Problem statement: Transcribe the full listing exactly, and drop every picture.

══ Given data

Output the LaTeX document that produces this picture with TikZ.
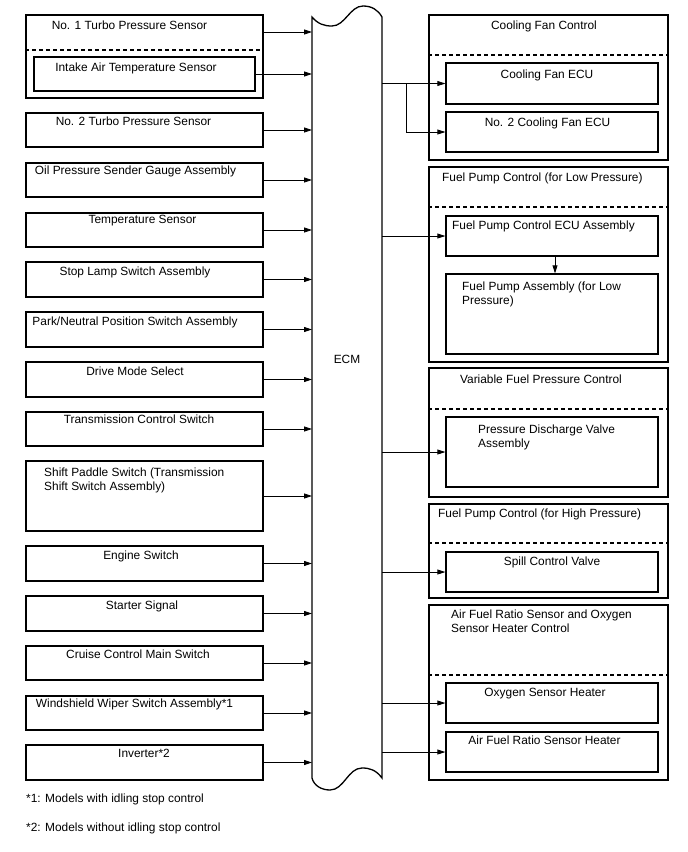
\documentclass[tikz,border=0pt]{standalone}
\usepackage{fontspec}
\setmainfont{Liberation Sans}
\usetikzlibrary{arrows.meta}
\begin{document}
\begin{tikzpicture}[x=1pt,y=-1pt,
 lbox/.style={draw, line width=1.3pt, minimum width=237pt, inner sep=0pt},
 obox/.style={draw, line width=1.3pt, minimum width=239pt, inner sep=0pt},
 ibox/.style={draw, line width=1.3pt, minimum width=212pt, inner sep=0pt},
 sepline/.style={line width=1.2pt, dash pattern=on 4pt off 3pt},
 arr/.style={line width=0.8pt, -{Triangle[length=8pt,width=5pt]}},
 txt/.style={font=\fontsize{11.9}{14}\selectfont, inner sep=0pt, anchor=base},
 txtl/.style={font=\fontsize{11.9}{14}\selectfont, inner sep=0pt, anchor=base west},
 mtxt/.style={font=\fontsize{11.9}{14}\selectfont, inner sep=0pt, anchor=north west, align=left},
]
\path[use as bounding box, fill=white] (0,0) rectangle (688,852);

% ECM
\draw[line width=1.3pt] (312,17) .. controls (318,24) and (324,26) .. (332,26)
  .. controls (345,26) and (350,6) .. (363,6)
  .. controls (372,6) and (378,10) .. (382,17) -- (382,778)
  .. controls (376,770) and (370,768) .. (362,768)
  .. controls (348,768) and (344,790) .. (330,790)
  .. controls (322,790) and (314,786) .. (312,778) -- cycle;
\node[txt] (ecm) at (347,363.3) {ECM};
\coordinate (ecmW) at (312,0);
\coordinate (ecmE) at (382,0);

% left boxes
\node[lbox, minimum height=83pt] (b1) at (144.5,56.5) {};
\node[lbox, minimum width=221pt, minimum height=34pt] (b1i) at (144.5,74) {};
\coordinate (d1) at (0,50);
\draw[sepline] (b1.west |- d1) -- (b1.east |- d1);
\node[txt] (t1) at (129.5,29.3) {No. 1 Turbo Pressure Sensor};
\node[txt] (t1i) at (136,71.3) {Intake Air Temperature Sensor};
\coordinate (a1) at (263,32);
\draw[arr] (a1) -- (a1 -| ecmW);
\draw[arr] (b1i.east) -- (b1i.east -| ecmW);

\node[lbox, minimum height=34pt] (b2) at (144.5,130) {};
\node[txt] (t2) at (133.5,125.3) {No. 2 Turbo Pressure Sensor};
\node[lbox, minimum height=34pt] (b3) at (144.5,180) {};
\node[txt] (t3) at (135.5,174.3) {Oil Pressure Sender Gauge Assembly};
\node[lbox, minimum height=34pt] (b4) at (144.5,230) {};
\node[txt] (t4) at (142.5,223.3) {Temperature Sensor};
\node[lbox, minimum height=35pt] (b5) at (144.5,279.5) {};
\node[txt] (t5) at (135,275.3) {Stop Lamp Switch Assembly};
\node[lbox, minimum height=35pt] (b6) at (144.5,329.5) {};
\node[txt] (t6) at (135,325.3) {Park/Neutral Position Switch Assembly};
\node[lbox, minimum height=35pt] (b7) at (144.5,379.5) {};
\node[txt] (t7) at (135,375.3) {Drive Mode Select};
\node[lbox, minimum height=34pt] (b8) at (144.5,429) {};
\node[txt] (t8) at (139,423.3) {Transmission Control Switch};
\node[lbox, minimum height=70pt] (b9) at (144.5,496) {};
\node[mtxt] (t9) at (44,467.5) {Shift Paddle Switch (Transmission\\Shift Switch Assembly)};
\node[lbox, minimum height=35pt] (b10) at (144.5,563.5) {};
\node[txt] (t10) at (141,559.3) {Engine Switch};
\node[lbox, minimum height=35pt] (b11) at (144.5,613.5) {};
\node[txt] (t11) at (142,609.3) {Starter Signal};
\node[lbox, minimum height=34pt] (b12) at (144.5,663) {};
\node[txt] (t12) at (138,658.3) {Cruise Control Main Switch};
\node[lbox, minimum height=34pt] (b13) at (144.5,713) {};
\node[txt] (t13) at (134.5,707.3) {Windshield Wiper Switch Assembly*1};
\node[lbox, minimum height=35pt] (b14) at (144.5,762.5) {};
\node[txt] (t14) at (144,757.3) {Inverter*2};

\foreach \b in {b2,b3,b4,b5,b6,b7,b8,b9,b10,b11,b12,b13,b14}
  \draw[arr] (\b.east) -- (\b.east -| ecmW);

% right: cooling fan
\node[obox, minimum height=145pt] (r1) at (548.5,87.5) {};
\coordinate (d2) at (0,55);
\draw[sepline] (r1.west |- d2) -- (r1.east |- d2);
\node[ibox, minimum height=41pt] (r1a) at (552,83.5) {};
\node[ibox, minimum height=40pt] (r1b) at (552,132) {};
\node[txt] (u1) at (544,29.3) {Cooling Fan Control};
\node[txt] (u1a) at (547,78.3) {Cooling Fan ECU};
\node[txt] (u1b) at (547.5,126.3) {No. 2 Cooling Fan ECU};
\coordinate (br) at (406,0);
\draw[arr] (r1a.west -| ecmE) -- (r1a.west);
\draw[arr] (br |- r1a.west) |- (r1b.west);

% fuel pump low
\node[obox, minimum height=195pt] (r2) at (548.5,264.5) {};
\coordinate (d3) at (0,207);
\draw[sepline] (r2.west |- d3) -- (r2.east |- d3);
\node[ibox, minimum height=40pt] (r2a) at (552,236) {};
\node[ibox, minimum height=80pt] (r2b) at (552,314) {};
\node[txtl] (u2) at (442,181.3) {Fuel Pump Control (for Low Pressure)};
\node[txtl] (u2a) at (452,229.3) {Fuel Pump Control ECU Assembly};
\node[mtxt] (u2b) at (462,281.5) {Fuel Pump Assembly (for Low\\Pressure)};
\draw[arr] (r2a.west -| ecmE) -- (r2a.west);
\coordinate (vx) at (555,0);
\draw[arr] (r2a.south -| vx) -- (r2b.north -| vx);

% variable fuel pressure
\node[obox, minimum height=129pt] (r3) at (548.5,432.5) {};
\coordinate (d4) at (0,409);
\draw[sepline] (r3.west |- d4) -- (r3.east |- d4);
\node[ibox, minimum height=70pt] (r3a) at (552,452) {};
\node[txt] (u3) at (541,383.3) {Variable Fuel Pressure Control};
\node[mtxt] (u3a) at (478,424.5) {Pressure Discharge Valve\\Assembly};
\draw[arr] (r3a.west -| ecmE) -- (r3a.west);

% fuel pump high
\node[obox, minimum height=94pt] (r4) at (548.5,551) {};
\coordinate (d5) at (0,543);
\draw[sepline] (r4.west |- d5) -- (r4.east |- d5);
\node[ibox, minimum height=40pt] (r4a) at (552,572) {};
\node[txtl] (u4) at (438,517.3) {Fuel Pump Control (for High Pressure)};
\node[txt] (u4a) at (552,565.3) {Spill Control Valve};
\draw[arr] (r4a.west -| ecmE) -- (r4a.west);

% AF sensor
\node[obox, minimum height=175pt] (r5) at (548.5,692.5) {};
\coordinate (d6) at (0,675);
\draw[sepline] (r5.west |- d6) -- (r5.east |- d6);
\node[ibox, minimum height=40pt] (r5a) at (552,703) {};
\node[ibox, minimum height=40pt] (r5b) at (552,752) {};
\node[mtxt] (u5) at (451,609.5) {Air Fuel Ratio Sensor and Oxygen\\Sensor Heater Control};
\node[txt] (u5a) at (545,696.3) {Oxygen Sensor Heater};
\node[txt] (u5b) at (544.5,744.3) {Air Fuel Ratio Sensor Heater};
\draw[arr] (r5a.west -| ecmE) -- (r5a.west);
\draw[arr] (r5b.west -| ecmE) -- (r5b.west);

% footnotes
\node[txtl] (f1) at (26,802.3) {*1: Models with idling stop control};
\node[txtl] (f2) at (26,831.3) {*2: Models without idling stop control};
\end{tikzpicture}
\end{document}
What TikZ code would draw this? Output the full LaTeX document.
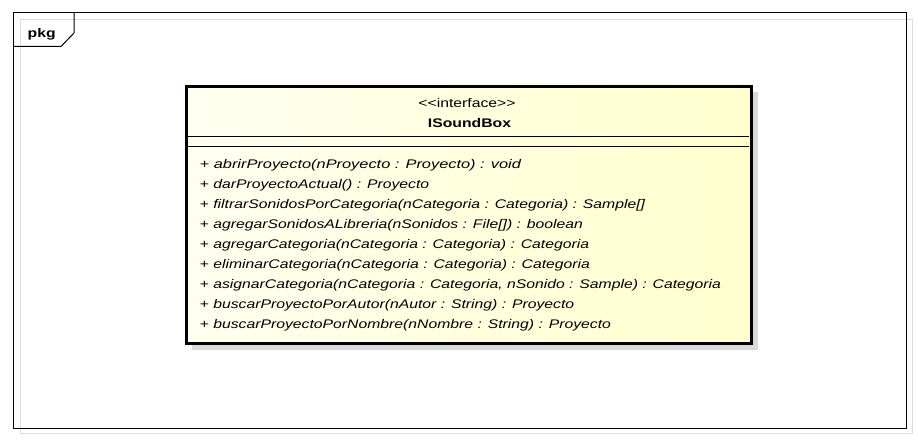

════

Solution to this problem:
Output the LaTeX document that produces this picture with TikZ.
\documentclass[tikz,border=0pt]{standalone}
\usepackage{fontspec}
\setmainfont{Liberation Sans}
\usetikzlibrary{arrows.meta}
\begin{document}
\begin{tikzpicture}[x=1pt,y=-1pt,
 lbox/.style={draw, line width=1.3pt, minimum width=237pt, inner sep=0pt},
 obox/.style={draw, line width=1.3pt, minimum width=239pt, inner sep=0pt},
 ibox/.style={draw, line width=1.3pt, minimum width=212pt, inner sep=0pt},
 sepline/.style={line width=1.2pt, dash pattern=on 4pt off 3pt},
 arr/.style={line width=0.8pt, -{Triangle[length=8pt,width=5pt]}},
 txt/.style={font=\fontsize{11.9}{14}\selectfont, inner sep=0pt, anchor=base},
 txtl/.style={font=\fontsize{11.9}{14}\selectfont, inner sep=0pt, anchor=base west},
 mtxt/.style={font=\fontsize{11.9}{14}\selectfont, inner sep=0pt, anchor=north west, align=left},
]
\path[use as bounding box, fill=white] (0,0) rectangle (688,852);

% ECM
\draw[line width=1.3pt] (312,17) .. controls (318,24) and (324,26) .. (332,26)
  .. controls (345,26) and (350,6) .. (363,6)
  .. controls (372,6) and (378,10) .. (382,17) -- (382,778)
  .. controls (376,770) and (370,768) .. (362,768)
  .. controls (348,768) and (344,790) .. (330,790)
  .. controls (322,790) and (314,786) .. (312,778) -- cycle;
\node[txt] (ecm) at (347,363.3) {ECM};
\coordinate (ecmW) at (312,0);
\coordinate (ecmE) at (382,0);

% left boxes
\node[lbox, minimum height=83pt] (b1) at (144.5,56.5) {};
\node[lbox, minimum width=221pt, minimum height=34pt] (b1i) at (144.5,74) {};
\coordinate (d1) at (0,50);
\draw[sepline] (b1.west |- d1) -- (b1.east |- d1);
\node[txt] (t1) at (129.5,29.3) {No. 1 Turbo Pressure Sensor};
\node[txt] (t1i) at (136,71.3) {Intake Air Temperature Sensor};
\coordinate (a1) at (263,32);
\draw[arr] (a1) -- (a1 -| ecmW);
\draw[arr] (b1i.east) -- (b1i.east -| ecmW);

\node[lbox, minimum height=34pt] (b2) at (144.5,130) {};
\node[txt] (t2) at (133.5,125.3) {No. 2 Turbo Pressure Sensor};
\node[lbox, minimum height=34pt] (b3) at (144.5,180) {};
\node[txt] (t3) at (135.5,174.3) {Oil Pressure Sender Gauge Assembly};
\node[lbox, minimum height=34pt] (b4) at (144.5,230) {};
\node[txt] (t4) at (142.5,223.3) {Temperature Sensor};
\node[lbox, minimum height=35pt] (b5) at (144.5,279.5) {};
\node[txt] (t5) at (135,275.3) {Stop Lamp Switch Assembly};
\node[lbox, minimum height=35pt] (b6) at (144.5,329.5) {};
\node[txt] (t6) at (135,325.3) {Park/Neutral Position Switch Assembly};
\node[lbox, minimum height=35pt] (b7) at (144.5,379.5) {};
\node[txt] (t7) at (135,375.3) {Drive Mode Select};
\node[lbox, minimum height=34pt] (b8) at (144.5,429) {};
\node[txt] (t8) at (139,423.3) {Transmission Control Switch};
\node[lbox, minimum height=70pt] (b9) at (144.5,496) {};
\node[mtxt] (t9) at (44,467.5) {Shift Paddle Switch (Transmission\\Shift Switch Assembly)};
\node[lbox, minimum height=35pt] (b10) at (144.5,563.5) {};
\node[txt] (t10) at (141,559.3) {Engine Switch};
\node[lbox, minimum height=35pt] (b11) at (144.5,613.5) {};
\node[txt] (t11) at (142,609.3) {Starter Signal};
\node[lbox, minimum height=34pt] (b12) at (144.5,663) {};
\node[txt] (t12) at (138,658.3) {Cruise Control Main Switch};
\node[lbox, minimum height=34pt] (b13) at (144.5,713) {};
\node[txt] (t13) at (134.5,707.3) {Windshield Wiper Switch Assembly*1};
\node[lbox, minimum height=35pt] (b14) at (144.5,762.5) {};
\node[txt] (t14) at (144,757.3) {Inverter*2};

\foreach \b in {b2,b3,b4,b5,b6,b7,b8,b9,b10,b11,b12,b13,b14}
  \draw[arr] (\b.east) -- (\b.east -| ecmW);

% right: cooling fan
\node[obox, minimum height=145pt] (r1) at (548.5,87.5) {};
\coordinate (d2) at (0,55);
\draw[sepline] (r1.west |- d2) -- (r1.east |- d2);
\node[ibox, minimum height=41pt] (r1a) at (552,83.5) {};
\node[ibox, minimum height=40pt] (r1b) at (552,132) {};
\node[txt] (u1) at (544,29.3) {Cooling Fan Control};
\node[txt] (u1a) at (547,78.3) {Cooling Fan ECU};
\node[txt] (u1b) at (547.5,126.3) {No. 2 Cooling Fan ECU};
\coordinate (br) at (406,0);
\draw[arr] (r1a.west -| ecmE) -- (r1a.west);
\draw[arr] (br |- r1a.west) |- (r1b.west);

% fuel pump low
\node[obox, minimum height=195pt] (r2) at (548.5,264.5) {};
\coordinate (d3) at (0,207);
\draw[sepline] (r2.west |- d3) -- (r2.east |- d3);
\node[ibox, minimum height=40pt] (r2a) at (552,236) {};
\node[ibox, minimum height=80pt] (r2b) at (552,314) {};
\node[txtl] (u2) at (442,181.3) {Fuel Pump Control (for Low Pressure)};
\node[txtl] (u2a) at (452,229.3) {Fuel Pump Control ECU Assembly};
\node[mtxt] (u2b) at (462,281.5) {Fuel Pump Assembly (for Low\\Pressure)};
\draw[arr] (r2a.west -| ecmE) -- (r2a.west);
\coordinate (vx) at (555,0);
\draw[arr] (r2a.south -| vx) -- (r2b.north -| vx);

% variable fuel pressure
\node[obox, minimum height=129pt] (r3) at (548.5,432.5) {};
\coordinate (d4) at (0,409);
\draw[sepline] (r3.west |- d4) -- (r3.east |- d4);
\node[ibox, minimum height=70pt] (r3a) at (552,452) {};
\node[txt] (u3) at (541,383.3) {Variable Fuel Pressure Control};
\node[mtxt] (u3a) at (478,424.5) {Pressure Discharge Valve\\Assembly};
\draw[arr] (r3a.west -| ecmE) -- (r3a.west);

% fuel pump high
\node[obox, minimum height=94pt] (r4) at (548.5,551) {};
\coordinate (d5) at (0,543);
\draw[sepline] (r4.west |- d5) -- (r4.east |- d5);
\node[ibox, minimum height=40pt] (r4a) at (552,572) {};
\node[txtl] (u4) at (438,517.3) {Fuel Pump Control (for High Pressure)};
\node[txt] (u4a) at (552,565.3) {Spill Control Valve};
\draw[arr] (r4a.west -| ecmE) -- (r4a.west);

% AF sensor
\node[obox, minimum height=175pt] (r5) at (548.5,692.5) {};
\coordinate (d6) at (0,675);
\draw[sepline] (r5.west |- d6) -- (r5.east |- d6);
\node[ibox, minimum height=40pt] (r5a) at (552,703) {};
\node[ibox, minimum height=40pt] (r5b) at (552,752) {};
\node[mtxt] (u5) at (451,609.5) {Air Fuel Ratio Sensor and Oxygen\\Sensor Heater Control};
\node[txt] (u5a) at (545,696.3) {Oxygen Sensor Heater};
\node[txt] (u5b) at (544.5,744.3) {Air Fuel Ratio Sensor Heater};
\draw[arr] (r5a.west -| ecmE) -- (r5a.west);
\draw[arr] (r5b.west -| ecmE) -- (r5b.west);

% footnotes
\node[txtl] (f1) at (26,802.3) {*1: Models with idling stop control};
\node[txtl] (f2) at (26,831.3) {*2: Models without idling stop control};
\end{tikzpicture}
\end{document}
What TikZ code would draw this? Output the full LaTeX document.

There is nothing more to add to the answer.